◆ CHALLENGE: Retype only what runs from the first line of the listing to the line holding "const yTickLabels: Record<number, string>", both included. Do not retype the pictures.

◆ COLLECTED DATA:
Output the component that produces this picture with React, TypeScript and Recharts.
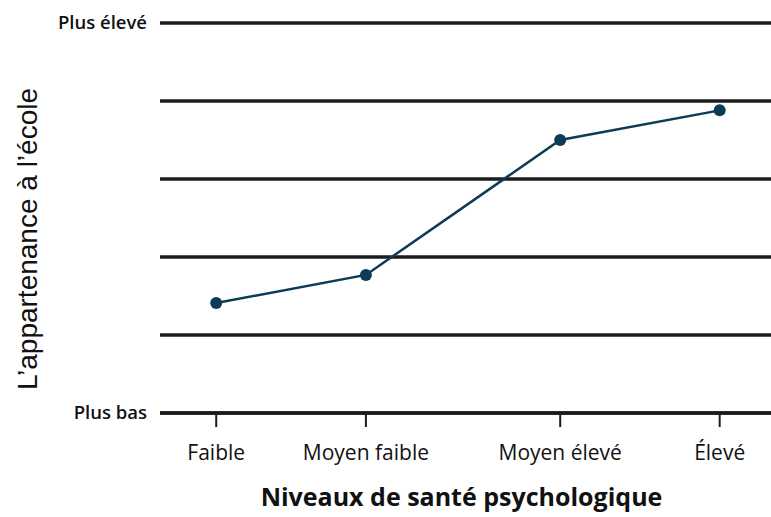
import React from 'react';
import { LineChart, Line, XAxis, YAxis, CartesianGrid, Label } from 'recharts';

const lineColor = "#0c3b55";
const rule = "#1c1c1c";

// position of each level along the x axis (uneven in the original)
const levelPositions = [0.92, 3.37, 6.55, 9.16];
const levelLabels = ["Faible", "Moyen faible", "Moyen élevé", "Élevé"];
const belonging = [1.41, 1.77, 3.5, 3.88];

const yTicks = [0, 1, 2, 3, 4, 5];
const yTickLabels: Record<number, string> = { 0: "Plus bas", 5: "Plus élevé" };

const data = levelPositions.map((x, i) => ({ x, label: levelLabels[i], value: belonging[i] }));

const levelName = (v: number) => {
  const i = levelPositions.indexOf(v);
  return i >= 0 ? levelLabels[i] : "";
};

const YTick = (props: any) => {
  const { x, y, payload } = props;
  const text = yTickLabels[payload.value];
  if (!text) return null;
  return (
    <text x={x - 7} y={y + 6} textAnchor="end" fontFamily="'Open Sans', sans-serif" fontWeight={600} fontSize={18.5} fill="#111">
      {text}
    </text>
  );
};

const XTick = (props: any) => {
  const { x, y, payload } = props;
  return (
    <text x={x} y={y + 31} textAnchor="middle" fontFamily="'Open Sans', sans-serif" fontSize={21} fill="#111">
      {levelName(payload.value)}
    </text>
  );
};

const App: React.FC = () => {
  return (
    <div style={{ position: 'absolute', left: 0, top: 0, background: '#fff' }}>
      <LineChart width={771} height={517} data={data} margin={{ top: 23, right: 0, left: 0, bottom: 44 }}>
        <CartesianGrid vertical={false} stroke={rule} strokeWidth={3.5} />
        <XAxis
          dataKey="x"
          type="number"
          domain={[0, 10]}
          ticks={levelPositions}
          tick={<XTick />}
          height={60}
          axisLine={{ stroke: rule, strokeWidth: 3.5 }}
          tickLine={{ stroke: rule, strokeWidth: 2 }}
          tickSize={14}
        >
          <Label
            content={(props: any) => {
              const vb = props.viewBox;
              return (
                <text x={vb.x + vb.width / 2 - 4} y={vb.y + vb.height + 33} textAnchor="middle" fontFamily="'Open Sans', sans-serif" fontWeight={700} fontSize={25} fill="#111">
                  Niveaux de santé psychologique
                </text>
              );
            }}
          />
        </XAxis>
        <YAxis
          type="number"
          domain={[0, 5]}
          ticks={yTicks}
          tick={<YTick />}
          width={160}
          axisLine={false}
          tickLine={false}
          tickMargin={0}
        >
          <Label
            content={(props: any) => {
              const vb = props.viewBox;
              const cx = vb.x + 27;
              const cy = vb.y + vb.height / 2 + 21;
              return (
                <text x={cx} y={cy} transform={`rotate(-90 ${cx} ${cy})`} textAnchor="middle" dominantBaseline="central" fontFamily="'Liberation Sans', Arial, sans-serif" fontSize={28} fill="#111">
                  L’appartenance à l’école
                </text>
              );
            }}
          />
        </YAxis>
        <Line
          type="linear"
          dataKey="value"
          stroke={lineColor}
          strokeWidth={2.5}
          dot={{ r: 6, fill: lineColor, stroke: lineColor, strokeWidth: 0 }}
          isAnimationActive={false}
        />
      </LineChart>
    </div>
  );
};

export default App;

◆ WRITTEN ANSWER:
Output the component that produces this picture with React, TypeScript and Recharts.
import React from 'react';
import { LineChart, Line, XAxis, YAxis, CartesianGrid, Label } from 'recharts';

const lineColor = "#0c3b55";
const rule = "#1c1c1c";

// position of each level along the x axis (uneven in the original)
const levelPositions = [0.92, 3.37, 6.55, 9.16];
const levelLabels = ["Faible", "Moyen faible", "Moyen élevé", "Élevé"];
const belonging = [1.41, 1.77, 3.5, 3.88];

const yTicks = [0, 1, 2, 3, 4, 5];
const yTickLabels: Record<number, string> = { 0: "Plus bas", 5: "Plus élevé" };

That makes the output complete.